= Deficit round robin =

Scheduling algorithm for the network scheduler

Deficit round robin (DRR), also deficit-weighted round robin (DWRR), is a scheduling algorithm for the network scheduler. DRR is, similar to weighted fair queueing (WFQ), a packet-based implementation of the ideal generalized processor sharing (GPS) policy. It was proposed by M. Shreedhar and G. Varghese in 1995 as an efficient (with O(1) complexity) and fair algorithm.

== Details ==
In DRR, a scheduler handling N flows (Note: Flows may also be called queues, classes or sessions) is configured with one quantum $Q_i$ for each flow. This global idea is that, at each round, the flow $i$ can send at most $Q_i$ bytes, and the remaining, if any, is reported to the next round. In this way, the minimum rate that flow $i$ will achieve over a long term is $\frac{Q_i}{(Q_1+Q_2+...+Q_N)}R$; where $R$ is the link rate.

==Algorithm==
The DRR scans all non-empty queues in sequence. When a non-empty queue $i$ is selected, its deficit counter is incremented by its quantum value. Then, the value of the deficit counter is a maximal number of bytes that can be sent at this turn: if the deficit counter is greater than the packet's size at the head of the queue (HoQ), this packet can be sent, and the value of the counter is decremented by the packet size. Then, the size of the next packet is compared to the counter value, etc. Once the queue is empty or the value of the counter is insufficient, the scheduler will skip to the next queue. If the queue is empty, the value of the deficit counter is reset to 0.

 Variables and Constants
     const integer N // Nb of queues
     const integer Q[1..N] // Per queue quantum
     integer DC[1..N] // Per queue deficit counter
     queue queue[1..N] // The queues

 Scheduling Loop
 while true do
     for i in 1..N do
         if not queue[i].empty() then
             DC[i]:= DC[i] + Q[i]
             while( not queue[i].empty() and
                          DC[i] ≥ queue[i].head().size() ) do
                 DC[i] := DC[i] − queue[i].head().size()
                 send( queue[i].head() )
                 queue[i].dequeue()
             end while
             if queue[i].empty() then
                 DC[i] := 0
             end if
         end if
     end for
 end while

== Performances: fairness, complexity, and latency ==

Like other GPS-like scheduling algorithm, the choice of the weights is left to the network administrator.

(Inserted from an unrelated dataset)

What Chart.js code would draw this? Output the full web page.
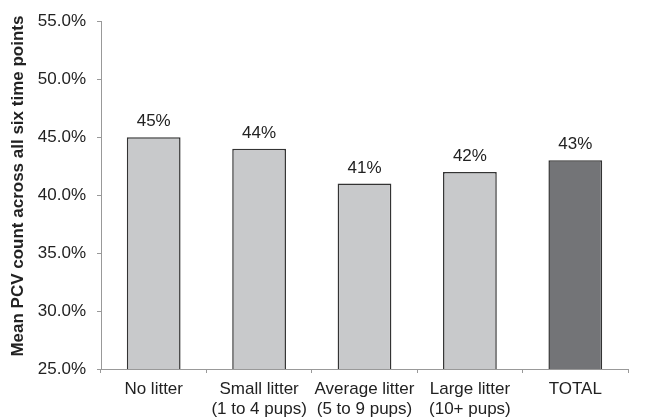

Like WFQ, DRR offers a minimal rate to each flow whatever the size of the packets is. In weighted round robin scheduling, the fraction of bandwidth used depend on the packet's sizes.

Compared with WFQ scheduler that has complexity of O(log(n)) (n is the number of active flows/queues), the complexity of DRR is O(1), if the quantum $Q_i$ is larger than the maximum packet size of this flow. Nevertheless, this efficiency has a cost: the latency, i.e., the distance to the ideal GPS, is larger in DRR than in WFQ. More on the worst-case latencies can be found here.

== Implementations ==

An implementation of the deficit round-robin algorithm was written by Patrick McHardy for the Linux kernel and published under the GNU General Public License.

In Cisco and Juniper routers, modified versions of DRR are implemented: since the latency of DRR can be larger for some class of traffic, these modified versions give higher priority to some queues, whereas the others are served with the standard DRR algorithm.